Stored items:
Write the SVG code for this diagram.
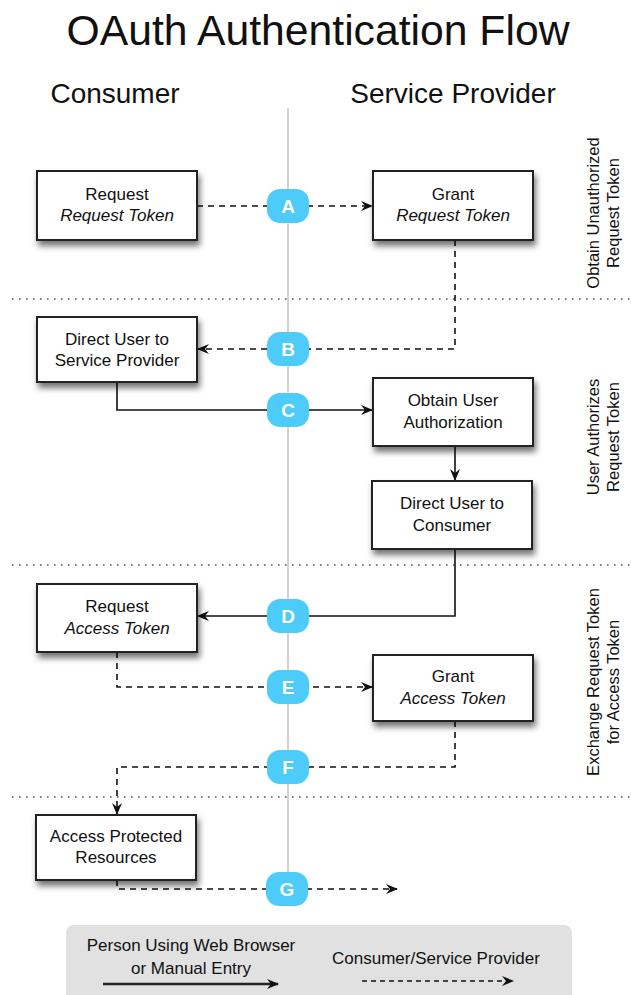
<svg xmlns="http://www.w3.org/2000/svg" width="631" height="995" viewBox="0 0 631 995">
<defs>
<filter id="sh" x="-20%" y="-20%" width="150%" height="160%">
<feDropShadow dx="2" dy="5" stdDeviation="3" flood-color="#000" flood-opacity="0.55"/>
</filter>
<marker id="ah" viewBox="0 0 12 10" markerWidth="12" markerHeight="10" refX="11" refY="5" orient="auto" markerUnits="userSpaceOnUse">
<path d="M0,0 L12,5 L0,10 L4,5 z" fill="#111"/>
</marker>
</defs>
<style>
text{font-family:"Liberation Sans",Arial,Helvetica,sans-serif;fill:#111}
.box{fill:#fff;stroke:#222;stroke-width:2;filter:url(#sh)}
.bt{font-size:17px;text-anchor:middle}
.it{font-style:italic}
.sep{stroke:#555;stroke-width:1.6;stroke-dasharray:1.6 5.4;fill:none}
.dash{fill:none;stroke:#111;stroke-width:1.6;stroke-dasharray:6 5}
.solid{fill:none;stroke:#111;stroke-width:1.6}
.pill{fill:#4DCCFA}
.pl{font-size:19px;font-weight:bold;fill:#fff;text-anchor:middle}
.side{font-size:16.5px;text-anchor:middle}
</style>
<text x="318" y="45" font-size="42" text-anchor="middle" textLength="503" lengthAdjust="spacingAndGlyphs">OAuth Authentication Flow</text>
<text x="115" y="103" font-size="28" text-anchor="middle">Consumer</text>
<text x="453" y="103" font-size="28" text-anchor="middle">Service Provider</text>
<line x1="288" y1="108" x2="288" y2="880" stroke="#d2d2d2" stroke-width="2"/>
<g id="separators">
<line class="sep" x1="12" y1="299" x2="631" y2="299"/>
<line class="sep" x1="12" y1="565" x2="631" y2="565"/>
<line class="sep" x1="12" y1="797" x2="631" y2="797"/>
</g>
<g id="phase-labels">
<text class="side" transform="translate(599,213) rotate(-90)">Obtain Unauthorized</text>
<text class="side" transform="translate(619,213) rotate(-90)">Request Token</text>
<text class="side" transform="translate(599,437) rotate(-90)">User Authorizes</text>
<text class="side" transform="translate(619,437) rotate(-90)">Request Token</text>
<text class="side" transform="translate(599,682) rotate(-90)">Exchange Request Token</text>
<text class="side" transform="translate(619,682) rotate(-90)">for Access Token</text>
</g>
<g id="connectors">
<path class="dash" d="M197,206 H372" marker-end="url(#ah)"/>
<path class="dash" d="M455,240 V349 H198" marker-end="url(#ah)"/>
<path class="solid" d="M117,382 V410 H372" marker-end="url(#ah)"/>
<path class="solid" d="M455,446 V480" marker-end="url(#ah)"/>
<path class="solid" d="M455,549 V616 H198" marker-end="url(#ah)"/>
<path class="dash" d="M117,652 V687 H372" marker-end="url(#ah)"/>
<path class="dash" d="M455,721 V767 H117 V814" marker-end="url(#ah)"/>
<path class="dash" d="M117,880 V889 H397" marker-end="url(#ah)"/>
</g>
<g id="labels">
<rect class="pill" x="267" y="189" width="42" height="34" rx="13"/><text class="pl" x="288" y="213">A</text>
<rect class="pill" x="267" y="332" width="42" height="34" rx="13"/><text class="pl" x="288" y="356">B</text>
<rect class="pill" x="267" y="393" width="42" height="34" rx="13"/><text class="pl" x="288" y="417">C</text>
<rect class="pill" x="267" y="599" width="42" height="34" rx="13"/><text class="pl" x="288" y="623">D</text>
<rect class="pill" x="267" y="670" width="42" height="34" rx="13"/><text class="pl" x="288" y="694">E</text>
<rect class="pill" x="267" y="750" width="42" height="34" rx="13"/><text class="pl" x="288" y="774">F</text>
<rect class="pill" x="266" y="872" width="42" height="34" rx="13"/><text class="pl" x="287" y="896">G</text>
</g>
<g id="request-request-token">
<rect class="box" x="37" y="171" width="160" height="69"/>
<text class="bt" x="117" y="200">Request</text>
<text class="bt it" x="117" y="221">Request Token</text>
</g>
<g id="grant-request-token">
<rect class="box" x="373" y="171" width="160" height="69"/>
<text class="bt" x="453" y="200">Grant</text>
<text class="bt it" x="453" y="221">Request Token</text>
</g>
<g id="direct-user-to-sp">
<rect class="box" x="37" y="317" width="160" height="65"/>
<text class="bt" x="117" y="345">Direct User to</text>
<text class="bt" x="117" y="366">Service Provider</text>
</g>
<g id="obtain-user-authorization">
<rect class="box" x="373" y="378" width="160" height="68"/>
<text class="bt" x="453" y="406">Obtain User</text>
<text class="bt" x="453" y="428">Authorization</text>
</g>
<g id="direct-user-to-consumer">
<rect class="box" x="372" y="481" width="160" height="68"/>
<text class="bt" x="452" y="509">Direct User to</text>
<text class="bt" x="452" y="531">Consumer</text>
</g>
<g id="request-access-token">
<rect class="box" x="37" y="584" width="160" height="68"/>
<text class="bt" x="117" y="612">Request</text>
<text class="bt it" x="117" y="634">Access Token</text>
</g>
<g id="grant-access-token">
<rect class="box" x="373" y="655" width="160" height="66"/>
<text class="bt" x="453" y="682">Grant</text>
<text class="bt it" x="453" y="704">Access Token</text>
</g>
<g id="access-protected-resources">
<rect class="box" x="36" y="815" width="160" height="65"/>
<text class="bt" x="116" y="842">Access Protected</text>
<text class="bt" x="116" y="863">Resources</text>
</g>
<g id="legend">
<rect x="66" y="925" width="506" height="80" rx="8" fill="#e1e1e1"/>
<text class="bt" x="191" y="951">Person Using Web Browser</text>
<text class="bt" x="191" y="974">or Manual Entry</text>
<path d="M103,984 H278" fill="none" stroke="#222" stroke-width="2.5" marker-end="url(#ah)"/>
<text class="bt" x="436" y="964">Consumer/Service Provider</text>
<path d="M362,981 H513" fill="none" stroke="#111" stroke-width="1.6" stroke-dasharray="5 4" marker-end="url(#ah)"/>
</g>
</svg>
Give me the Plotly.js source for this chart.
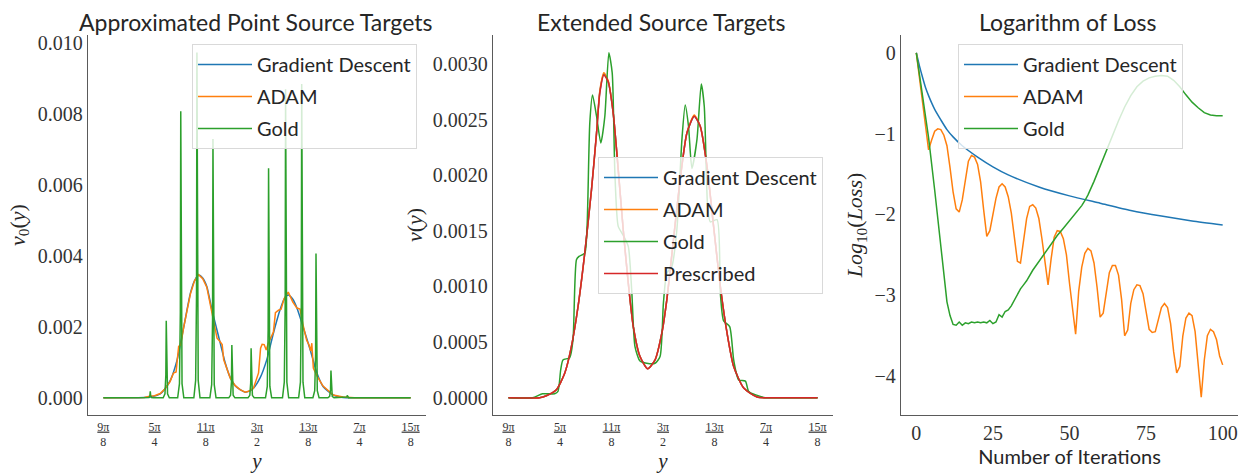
<!DOCTYPE html>
<html><head><meta charset="utf-8">
<script src="https://cdn.plot.ly/plotly-3.0.1.min.js"></script>
<style>html,body{margin:0;padding:0;background:#fff}#chart{width:1244px;height:473px}</style>
</head><body><div id="chart"></div>
<script>
// ---------- Panel 1: Approximated point source targets (x in multiples of pi/8) ----------
const p1GdX = [9.0,9.6,9.8,9.95,10.11,10.2,10.31,10.44,10.57,10.70,10.78,10.86,10.94,11.02,11.12,11.25,11.38,11.48,11.57,11.67,11.77,11.85,11.93,12.06,12.19,12.32,12.45,12.53,12.61,12.70,12.78,12.90,13.04,13.17,13.29,13.49,13.68,13.9,15.0];
const p1GdY = [0,0,0.000005,0.00003,0.00011,0.00025,0.0005,0.00107,0.0020,0.00295,0.0033,0.00346,0.00338,0.00314,0.00248,0.00173,0.00098,0.00056,0.00035,0.00023,0.00016,0.00019,0.00027,0.00056,0.00107,0.00182,0.00248,0.00278,0.0029,0.00278,0.00253,0.0020,0.00135,0.0007,0.00032,0.00008,0.00001,0,0];
const p1AdamX = [9.0,9.6,9.8,9.92,10.0,10.11,10.2,10.3,10.37,10.42,10.47,10.51,10.57,10.70,10.78,10.86,10.94,11.02,11.12,11.18,11.22,11.27,11.32,11.35,11.48,11.57,11.67,11.77,11.85,11.93,12.03,12.07,12.10,12.14,12.18,12.22,12.32,12.36,12.42,12.47,12.53,12.61,12.70,12.78,12.84,12.90,12.97,13.016,13.05,13.07,13.10,13.17,13.29,13.49,13.68,13.9,15.0];
const p1AdamY = [0,0,0.00001,0.00005,0.00006,0.00012,0.00025,0.00045,0.0007,0.00073,0.00145,0.00149,0.002,0.00293,0.0033,0.00347,0.00336,0.00312,0.00245,0.00195,0.00168,0.0016,0.0015,0.00107,0.00055,0.00035,0.00023,0.00016,0.00019,0.00027,0.0007,0.0014,0.00151,0.0015,0.00135,0.00154,0.00185,0.0024,0.00247,0.0025,0.0028,0.00298,0.0027,0.00253,0.0025,0.00205,0.00162,0.00149,0.00132,0.00154,0.00084,0.00062,0.00033,0.00008,0.00002,0,0];
const p1GoldX = [9.0,
  9.856,9.891,9.908,9.916,9.924,9.941,9.976,
  10.168,10.203,10.220,10.228,10.236,10.253,10.288,
  10.451,10.486,10.503,10.511,10.519,10.536,10.571,
  10.767,10.802,10.819,10.827,10.835,10.852,10.887,
  11.080,11.115,11.132,11.140,11.148,11.165,11.200,
  11.449,11.484,11.501,11.509,11.517,11.534,11.569,
  11.825,11.860,11.877,11.885,11.893,11.910,11.945,
  12.166,12.201,12.218,12.226,12.234,12.251,12.286,
  12.498,12.533,12.550,12.558,12.566,12.583,12.618,
  12.813,12.848,12.865,12.873,12.881,12.898,12.933,
  13.092,13.127,13.144,13.152,13.160,13.177,13.212,
  13.384,13.419,13.436,13.444,13.452,13.469,13.504,
  13.702,13.737,13.754,13.762,13.770,13.787,13.822,
  15.0];
const p1GoldY = [0,
  0,0.000009,0.000054,0.00018,0.000054,0.000009,0,
  0,0.00011,0.00065,0.00217,0.00065,0.00011,0,
  0,0.0004,0.00242,0.00808,0.00242,0.0004,0,
  0,0.00049,0.00292,0.00974,0.00292,0.00049,0,
  0,0.00037,0.00219,0.0073,0.00219,0.00037,0,
  0,0.000075,0.00045,0.00149,0.00045,0.000075,0,
  0,0.00007,0.00042,0.0014,0.00042,0.00007,0,
  0,0.00032,0.00194,0.00647,0.00194,0.00032,0,
  0,0.00044,0.00261,0.0087,0.00261,0.00044,0,
  0,0.00044,0.00266,0.00885,0.00266,0.00044,0,
  0,0.0002,0.00122,0.00407,0.00122,0.0002,0,
  0,0.00004,0.00023,0.00077,0.00023,0.00004,0,
  0,0.0000035,0.00002,0.00007,0.00002,0.0000035,0,
  0];

// ---------- Panel 2: Extended source targets ----------
const p2PresX = [9.0,9.604,9.735,9.930,10.092,10.222,10.351,10.481,10.612,10.710,10.774,10.852,10.936,11.033,11.131,11.228,11.326,11.423,11.554,11.704,11.846,11.977,12.074,12.203,12.333,12.464,12.606,12.723,12.854,12.982,13.113,13.244,13.372,13.567,13.828,14.2,15.0];
const p2PresY = [0,0,0.000018,0.000072,0.00022,0.00046,0.00082,0.0013,0.00187,0.00238,0.00274,0.0029,0.00284,0.00256,0.00205,0.00151,0.00103,0.00064,0.00037,0.00026,0.00034,0.00058,0.00088,0.00142,0.00196,0.00238,0.00253,0.00244,0.00208,0.00154,0.001,0.00058,0.00028,0.000087,0.000006,0,0];
const p2GdY   = [0,0,0.000018,0.000072,0.00022,0.00046,0.00082,0.0013,0.00187,0.00238,0.00275,0.00291,0.00284,0.00256,0.00205,0.00151,0.00103,0.00064,0.00037,0.00026,0.00034,0.00058,0.00088,0.00142,0.00196,0.00238,0.00253,0.00244,0.00208,0.00154,0.001,0.00058,0.00028,0.000087,0.000006,0,0];
const p2AdamY = [0,0,0.000018,0.000072,0.00022,0.00046,0.00082,0.0013,0.00187,0.00238,0.00276,0.00292,0.00285,0.00256,0.00205,0.00151,0.00103,0.00064,0.00037,0.00026,0.00034,0.00058,0.00088,0.00142,0.00196,0.00238,0.00254,0.00244,0.00208,0.00154,0.001,0.00058,0.00028,0.000087,0.000006,0,0];
const p2GoldX = [9.0,9.468,9.663,9.897,9.961,10.014,10.058,10.189,10.253,10.320,10.370,10.481,10.526,10.579,10.632,10.710,10.793,10.871,10.949,11.014,11.066,11.131,11.228,11.326,11.392,11.456,11.554,11.684,11.846,11.943,12.008,12.074,12.172,12.269,12.367,12.431,12.495,12.561,12.659,12.743,12.801,12.866,12.918,13.049,13.113,13.177,13.294,13.372,13.470,13.600,13.665,13.957,14.3,15.0];
const p2GoldY = [0,0,0.000036,0.000036,0.000057,0.00025,0.00034,0.00036,0.00052,0.00124,0.00127,0.0013,0.00154,0.00247,0.00272,0.00253,0.00229,0.00253,0.0031,0.00292,0.00202,0.00154,0.00146,0.00136,0.00097,0.00046,0.00033,0.00031,0.00031,0.00037,0.00085,0.00112,0.00118,0.00151,0.00232,0.00263,0.00244,0.00206,0.00232,0.00282,0.00262,0.00172,0.00158,0.0016,0.00094,0.00069,0.00064,0.00034,0.00016,0.00015,0.000057,0.000003,0,0];

// ---------- Panel 3: Logarithm of loss ----------
const p3GdX = [0,1,2,3,4,5,6,8,10,12,15,20,25,30,40,50,60,70,80,90,100];
const p3GdY = [0,-0.16,-0.30,-0.43,-0.53,-0.62,-0.70,-0.83,-0.95,-1.04,-1.15,-1.29,-1.41,-1.51,-1.66,-1.77,-1.86,-1.95,-2.02,-2.08,-2.13];
const p3AdamY = [0,-0.3,-0.65,-0.95,-1.2,-1.08,-0.97,-0.94,-0.95,-1.02,
  -1.15,-1.42,-1.72,-1.93,-1.97,-1.82,-1.55,-1.34,-1.27,-1.29,
  -1.38,-1.6,-1.95,-2.27,-2.2,-2.0,-1.8,-1.66,-1.62,-1.66,
  -1.78,-1.98,-2.25,-2.58,-2.6,-2.3,-2.05,-1.9,-1.88,-1.92,
  -2.05,-2.3,-2.6,-2.87,-2.55,-2.28,-2.2,-2.21,-2.3,-2.5,
  -2.85,-3.2,-3.48,-2.95,-2.65,-2.48,-2.42,-2.45,-2.6,-2.9,
  -3.27,-3.22,-2.95,-2.72,-2.63,-2.63,-2.75,-3.05,-3.5,-3.43,
  -3.1,-2.93,-2.87,-2.88,-2.98,-3.2,-3.42,-3.46,-3.45,-3.3,
  -3.15,-3.1,-3.15,-3.35,-3.7,-3.96,-3.88,-3.5,-3.28,-3.22,
  -3.25,-3.45,-3.85,-4.26,-3.8,-3.5,-3.42,-3.45,-3.55,-3.75,
  -3.86];
const p3AdamX = p3AdamY.map((_, i) => i);
const p3GoldX = [0,2,4,6,8,10,11,12,13,14,15,16,17,18,19,20,21,22,23,24,25,26,27,28,29,30,31,32,33,34,35,36,38,40,42,44,46,48,50,52,54,55,56,58,60,62,64,66,68,70,72,74,76,78,80,82,84,86,88,90,92,94,96,98,100];
const p3GoldY = [0,-0.5,-1.05,-1.7,-2.4,-3.08,-3.25,-3.36,-3.37,-3.33,-3.37,-3.34,-3.35,-3.33,-3.34,-3.33,-3.34,-3.33,-3.34,-3.31,-3.35,-3.33,-3.24,-3.27,-3.2,-3.18,-3.13,-3.06,-2.99,-2.92,-2.87,-2.82,-2.69,-2.58,-2.47,-2.36,-2.26,-2.17,-2.08,-1.99,-1.89,-1.83,-1.76,-1.59,-1.4,-1.2,-1.02,-0.84,-0.67,-0.53,-0.42,-0.35,-0.31,-0.29,-0.28,-0.29,-0.34,-0.42,-0.52,-0.61,-0.68,-0.74,-0.77,-0.78,-0.78];

// ---------- Labels ----------
const piTickVals = [9,10,11,12,13,14,15];
const piTickText = ['<u>9π</u><br>8','<u>5π</u><br>4','<u>11π</u><br>8','<u>3π</u><br>2','<u>13π</u><br>8','<u>7π</u><br>4','<u>15π</u><br>8'];
const seriesNames = ['Gradient Descent','ADAM','Gold','Prescribed'];
const titles = ['Approximated Point Source Targets','Extended Source Targets','Logarithm of Loss'];

const C = {gd:'#1f77b4', adam:'#ff7f0e', gold:'#2ca02c', pres:'#d62728'};
const W = 1.5;
const SANS = 'Lato, "Open Sans", sans-serif';
const SERIF = '"Liberation Serif", "DejaVu Serif", serif';
const TXT = '#262626';
const TICK = '#333333';

let gid = 0;
function tr(x, y, name, color, xa, ya, leg, shape) {
  gid += 1;
  return {x, y, name, type:'scatter', mode:'lines', xaxis:xa, yaxis:ya, legend:leg, legendgroup:'g'+gid,
          line:{color, width:W, shape:shape||'linear', smoothing:0.6}, hoverinfo:'skip'};
}
const data = [
  tr(p1GdX, p1GdY, seriesNames[0], C.gd, 'x', 'y', 'legend', 'spline'),
  tr(p1AdamX, p1AdamY, seriesNames[1], C.adam, 'x', 'y', 'legend'),
  tr(p1GoldX, p1GoldY, seriesNames[2], C.gold, 'x', 'y', 'legend'),
  tr(p2PresX, p2GdY, seriesNames[0], C.gd, 'x2', 'y2', 'legend2', 'spline'),
  tr(p2PresX, p2AdamY, seriesNames[1], C.adam, 'x2', 'y2', 'legend2', 'spline'),
  tr(p2GoldX, p2GoldY, seriesNames[2], C.gold, 'x2', 'y2', 'legend2', 'spline'),
  tr(p2PresX, p2PresY, seriesNames[3], C.pres, 'x2', 'y2', 'legend2', 'spline'),
  tr(p3GdX, p3GdY, seriesNames[0], C.gd, 'x3', 'y3', 'legend3', 'spline'),
  tr(p3AdamX, p3AdamY, seriesNames[1], C.adam, 'x3', 'y3', 'legend3'),
  tr(p3GoldX, p3GoldY, seriesNames[2], C.gold, 'x3', 'y3', 'legend3'),
];

const yDom = [1-415/473, 1-35/473];
function xax(dom, extra) {
  return Object.assign({domain:dom, showgrid:false, zeroline:false, showline:true, linecolor:'#5a5a5a', linewidth:1.2,
    ticks:'', ticklabelstandoff:0, tickfont:{family:SERIF, size:20, color:TICK}}, extra);
}
function yax(extra) {
  return Object.assign({domain:yDom, showgrid:false, zeroline:false, showline:true, linecolor:'#5a5a5a', linewidth:1.2,
    ticks:'', ticklabelstandoff:0, tickfont:{family:SERIF, size:20, color:TICK}}, extra);
}
const legBase = {bgcolor:'rgba(255,255,255,0.8)', bordercolor:'#d9d9d9', borderwidth:1,
  font:{family:SANS, size:20, color:TXT}, xanchor:'left', yanchor:'top', itemwidth:54, tracegroupgap:3};

const layout = {
  width:1244, height:473, margin:{l:0,r:0,t:0,b:0}, paper_bgcolor:'#fff', plot_bgcolor:'#fff',
  xaxis: xax([88/1244, 426/1244], {anchor:'y', range:[8.7,15.3], tickmode:'array', tickvals:piTickVals, ticktext:piTickText,
    tickfont:{family:SERIF, size:12, color:TICK}, title:{text:'<i>y</i>', font:{family:SERIF, size:21, color:TXT}, standoff:4}}),
  yaxis: yax({anchor:'x', range:[-0.000485, 0.01023], tickvals:[0,0.002,0.004,0.006,0.008,0.010], tickformat:'.3f',
    title:{text:'<i>ν</i><sub>0</sub>(<i>y</i>)', font:{family:SERIF, size:22, color:TXT}, standoff:6}}),
  xaxis2: xax([493/1244, 833/1244], {anchor:'y2', range:[8.7,15.3], tickmode:'array', tickvals:piTickVals, ticktext:piTickText,
    tickfont:{family:SERIF, size:12, color:TICK}, title:{text:'<i>y</i>', font:{family:SERIF, size:21, color:TXT}, standoff:4}}),
  yaxis2: yax({anchor:'x2', range:[-0.000155, 0.00326], tickvals:[0,0.0005,0.001,0.0015,0.002,0.0025,0.003], tickformat:'.4f',
    title:{text:'<i>ν</i>(<i>y</i>)', font:{family:SERIF, size:22, color:TXT}, standoff:4}}),
  xaxis3: xax([901/1244, 1238/1244], {anchor:'y3', range:[-5,105], tickvals:[0,25,50,75,100],
    title:{text:'Number of Iterations', font:{family:SANS, size:20, color:TXT}, standoff:2}}),
  yaxis3: yax({anchor:'x3', range:[-4.48, 0.22], tickvals:[0,-1,-2,-3,-4],
    title:{text:'<i>Log</i><sub>10</sub>(<i>Loss</i>)', font:{family:SERIF, size:22, color:TXT}, standoff:5}}),
  legend: Object.assign({}, legBase, {x:192/1244, y:1-44/473}),
  legend2: Object.assign({}, legBase, {x:598/1244, y:1-157/473}),
  legend3: Object.assign({}, legBase, {x:958/1244, y:1-44/473}),
  showlegend:true,
  annotations: [
    {text:titles[0], x:255/1244, y:1-22/473},
    {text:titles[1], x:661/1244, y:1-22/473},
    {text:titles[2], x:1067/1244, y:1-22/473},
  ].map(a => Object.assign(a, {xref:'paper', yref:'paper', xanchor:'center', yanchor:'middle', showarrow:false,
     font:{family:SANS, size:23, color:TXT}}))
};
Plotly.newPlot('chart', data, layout, {staticPlot:true, displayModeBar:false});
</script></body></html>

Set task: Say how many lines in the records hold the string "this", and say nothing else.

Correct response: 2